- _Given task_
Transcribe all of the material exactly, except for its pictures.

- _Dataset section_
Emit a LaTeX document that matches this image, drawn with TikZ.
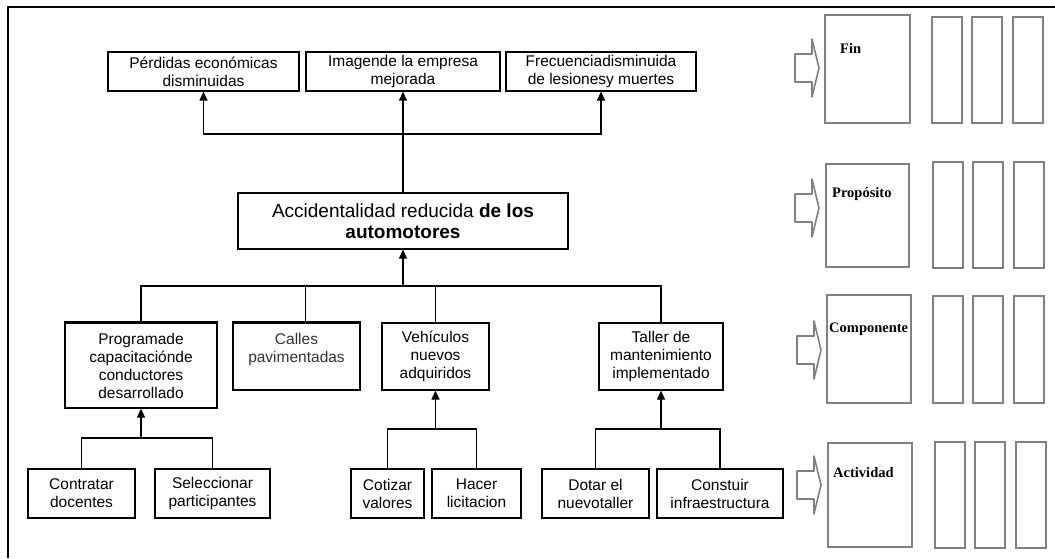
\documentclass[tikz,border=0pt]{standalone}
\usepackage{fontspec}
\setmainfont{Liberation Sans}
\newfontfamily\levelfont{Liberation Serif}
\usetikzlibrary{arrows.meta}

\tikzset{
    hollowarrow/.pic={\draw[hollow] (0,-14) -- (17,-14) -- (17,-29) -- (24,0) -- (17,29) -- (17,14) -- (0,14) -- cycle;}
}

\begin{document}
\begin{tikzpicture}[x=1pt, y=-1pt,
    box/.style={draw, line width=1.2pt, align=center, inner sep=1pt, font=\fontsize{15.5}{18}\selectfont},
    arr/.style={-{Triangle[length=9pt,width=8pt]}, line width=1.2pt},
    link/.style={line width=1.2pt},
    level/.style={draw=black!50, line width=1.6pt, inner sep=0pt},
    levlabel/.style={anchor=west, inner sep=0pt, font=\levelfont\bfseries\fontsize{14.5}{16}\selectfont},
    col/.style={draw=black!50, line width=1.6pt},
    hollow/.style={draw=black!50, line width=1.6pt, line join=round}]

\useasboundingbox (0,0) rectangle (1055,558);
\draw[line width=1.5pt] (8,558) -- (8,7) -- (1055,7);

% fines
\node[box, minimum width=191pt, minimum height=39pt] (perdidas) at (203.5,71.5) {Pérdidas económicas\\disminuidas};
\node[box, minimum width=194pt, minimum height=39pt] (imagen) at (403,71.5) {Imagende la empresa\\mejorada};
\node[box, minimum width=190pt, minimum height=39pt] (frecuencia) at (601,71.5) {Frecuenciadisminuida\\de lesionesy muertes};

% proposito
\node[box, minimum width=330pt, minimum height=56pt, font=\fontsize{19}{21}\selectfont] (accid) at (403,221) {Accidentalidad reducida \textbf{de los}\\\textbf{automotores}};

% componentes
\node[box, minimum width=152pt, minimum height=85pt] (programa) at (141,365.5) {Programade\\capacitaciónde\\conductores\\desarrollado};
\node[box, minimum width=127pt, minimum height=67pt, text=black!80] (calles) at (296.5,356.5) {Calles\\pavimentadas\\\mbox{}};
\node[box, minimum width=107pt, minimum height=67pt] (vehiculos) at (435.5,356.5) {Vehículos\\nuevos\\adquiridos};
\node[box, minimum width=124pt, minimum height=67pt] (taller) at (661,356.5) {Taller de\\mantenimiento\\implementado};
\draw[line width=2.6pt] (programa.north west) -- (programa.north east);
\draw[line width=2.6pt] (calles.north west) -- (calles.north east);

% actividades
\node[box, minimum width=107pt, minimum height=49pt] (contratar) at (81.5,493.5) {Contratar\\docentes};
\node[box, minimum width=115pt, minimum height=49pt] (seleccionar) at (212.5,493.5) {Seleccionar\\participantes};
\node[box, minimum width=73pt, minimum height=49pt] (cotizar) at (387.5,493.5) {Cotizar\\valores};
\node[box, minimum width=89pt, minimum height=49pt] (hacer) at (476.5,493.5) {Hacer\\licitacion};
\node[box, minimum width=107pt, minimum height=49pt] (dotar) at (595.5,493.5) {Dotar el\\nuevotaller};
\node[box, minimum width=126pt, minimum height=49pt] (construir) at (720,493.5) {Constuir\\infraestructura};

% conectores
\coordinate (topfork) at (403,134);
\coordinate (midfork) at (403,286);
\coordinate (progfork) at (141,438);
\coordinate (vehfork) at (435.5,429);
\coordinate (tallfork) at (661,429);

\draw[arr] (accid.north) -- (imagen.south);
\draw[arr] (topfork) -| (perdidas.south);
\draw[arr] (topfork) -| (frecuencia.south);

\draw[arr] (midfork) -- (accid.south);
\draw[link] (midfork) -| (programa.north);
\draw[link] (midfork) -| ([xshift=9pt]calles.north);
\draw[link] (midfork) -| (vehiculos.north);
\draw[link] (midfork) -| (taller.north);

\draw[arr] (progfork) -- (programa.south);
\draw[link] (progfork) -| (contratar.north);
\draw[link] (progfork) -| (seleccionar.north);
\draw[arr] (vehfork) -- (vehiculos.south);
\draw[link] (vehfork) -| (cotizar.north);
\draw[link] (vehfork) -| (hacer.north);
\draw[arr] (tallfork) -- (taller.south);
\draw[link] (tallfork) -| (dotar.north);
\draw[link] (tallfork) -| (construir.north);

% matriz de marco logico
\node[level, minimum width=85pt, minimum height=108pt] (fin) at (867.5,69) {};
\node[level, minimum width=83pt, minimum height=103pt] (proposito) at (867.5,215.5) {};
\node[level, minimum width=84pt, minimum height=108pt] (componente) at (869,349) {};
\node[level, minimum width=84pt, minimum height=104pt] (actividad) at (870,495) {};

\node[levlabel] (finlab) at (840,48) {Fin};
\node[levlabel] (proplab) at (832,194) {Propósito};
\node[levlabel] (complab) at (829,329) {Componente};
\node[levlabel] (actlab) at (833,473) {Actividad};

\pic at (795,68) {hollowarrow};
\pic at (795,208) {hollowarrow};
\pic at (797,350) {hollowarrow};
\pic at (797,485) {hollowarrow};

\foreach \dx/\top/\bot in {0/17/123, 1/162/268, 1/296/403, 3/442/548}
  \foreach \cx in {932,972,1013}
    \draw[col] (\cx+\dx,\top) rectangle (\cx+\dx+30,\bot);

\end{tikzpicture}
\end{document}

- _Written response_
Emit a LaTeX document that matches this image, drawn with TikZ.
\documentclass[tikz,border=0pt]{standalone}
\usepackage{fontspec}
\setmainfont{Liberation Sans}
\newfontfamily\levelfont{Liberation Serif}
\usetikzlibrary{arrows.meta}

\tikzset{
    hollowarrow/.pic={\draw[hollow] (0,-14) -- (17,-14) -- (17,-29) -- (24,0) -- (17,29) -- (17,14) -- (0,14) -- cycle;}
}

\begin{document}
\begin{tikzpicture}[x=1pt, y=-1pt,
    box/.style={draw, line width=1.2pt, align=center, inner sep=1pt, font=\fontsize{15.5}{18}\selectfont},
    arr/.style={-{Triangle[length=9pt,width=8pt]}, line width=1.2pt},
    link/.style={line width=1.2pt},
    level/.style={draw=black!50, line width=1.6pt, inner sep=0pt},
    levlabel/.style={anchor=west, inner sep=0pt, font=\levelfont\bfseries\fontsize{14.5}{16}\selectfont},
    col/.style={draw=black!50, line width=1.6pt},
    hollow/.style={draw=black!50, line width=1.6pt, line join=round}]

\useasboundingbox (0,0) rectangle (1055,558);
\draw[line width=1.5pt] (8,558) -- (8,7) -- (1055,7);

% fines
\node[box, minimum width=191pt, minimum height=39pt] (perdidas) at (203.5,71.5) {Pérdidas económicas\\disminuidas};
\node[box, minimum width=194pt, minimum height=39pt] (imagen) at (403,71.5) {Imagende la empresa\\mejorada};
\node[box, minimum width=190pt, minimum height=39pt] (frecuencia) at (601,71.5) {Frecuenciadisminuida\\de lesionesy muertes};

% proposito
\node[box, minimum width=330pt, minimum height=56pt, font=\fontsize{19}{21}\selectfont] (accid) at (403,221) {Accidentalidad reducida \textbf{de los}\\\textbf{automotores}};

% componentes
\node[box, minimum width=152pt, minimum height=85pt] (programa) at (141,365.5) {Programade\\capacitaciónde\\conductores\\desarrollado};
\node[box, minimum width=127pt, minimum height=67pt, text=black!80] (calles) at (296.5,356.5) {Calles\\pavimentadas\\\mbox{}};
\node[box, minimum width=107pt, minimum height=67pt] (vehiculos) at (435.5,356.5) {Vehículos\\nuevos\\adquiridos};
\node[box, minimum width=124pt, minimum height=67pt] (taller) at (661,356.5) {Taller de\\mantenimiento\\implementado};
\draw[line width=2.6pt] (programa.north west) -- (programa.north east);
\draw[line width=2.6pt] (calles.north west) -- (calles.north east);

% actividades
\node[box, minimum width=107pt, minimum height=49pt] (contratar) at (81.5,493.5) {Contratar\\docentes};
\node[box, minimum width=115pt, minimum height=49pt] (seleccionar) at (212.5,493.5) {Seleccionar\\participantes};
\node[box, minimum width=73pt, minimum height=49pt] (cotizar) at (387.5,493.5) {Cotizar\\valores};
\node[box, minimum width=89pt, minimum height=49pt] (hacer) at (476.5,493.5) {Hacer\\licitacion};
\node[box, minimum width=107pt, minimum height=49pt] (dotar) at (595.5,493.5) {Dotar el\\nuevotaller};
\node[box, minimum width=126pt, minimum height=49pt] (construir) at (720,493.5) {Constuir\\infraestructura};

% conectores
\coordinate (topfork) at (403,134);
\coordinate (midfork) at (403,286);
\coordinate (progfork) at (141,438);
\coordinate (vehfork) at (435.5,429);
\coordinate (tallfork) at (661,429);

\draw[arr] (accid.north) -- (imagen.south);
\draw[arr] (topfork) -| (perdidas.south);
\draw[arr] (topfork) -| (frecuencia.south);

\draw[arr] (midfork) -- (accid.south);
\draw[link] (midfork) -| (programa.north);
\draw[link] (midfork) -| ([xshift=9pt]calles.north);
\draw[link] (midfork) -| (vehiculos.north);
\draw[link] (midfork) -| (taller.north);

\draw[arr] (progfork) -- (programa.south);
\draw[link] (progfork) -| (contratar.north);
\draw[link] (progfork) -| (seleccionar.north);
\draw[arr] (vehfork) -- (vehiculos.south);
\draw[link] (vehfork) -| (cotizar.north);
\draw[link] (vehfork) -| (hacer.north);
\draw[arr] (tallfork) -- (taller.south);
\draw[link] (tallfork) -| (dotar.north);
\draw[link] (tallfork) -| (construir.north);

% matriz de marco logico
\node[level, minimum width=85pt, minimum height=108pt] (fin) at (867.5,69) {};
\node[level, minimum width=83pt, minimum height=103pt] (proposito) at (867.5,215.5) {};
\node[level, minimum width=84pt, minimum height=108pt] (componente) at (869,349) {};
\node[level, minimum width=84pt, minimum height=104pt] (actividad) at (870,495) {};

\node[levlabel] (finlab) at (840,48) {Fin};
\node[levlabel] (proplab) at (832,194) {Propósito};
\node[levlabel] (complab) at (829,329) {Componente};
\node[levlabel] (actlab) at (833,473) {Actividad};

\pic at (795,68) {hollowarrow};
\pic at (795,208) {hollowarrow};
\pic at (797,350) {hollowarrow};
\pic at (797,485) {hollowarrow};

\foreach \dx/\top/\bot in {0/17/123, 1/162/268, 1/296/403, 3/442/548}
  \foreach \cx in {932,972,1013}
    \draw[col] (\cx+\dx,\top) rectangle (\cx+\dx+30,\bot);

\end{tikzpicture}
\end{document}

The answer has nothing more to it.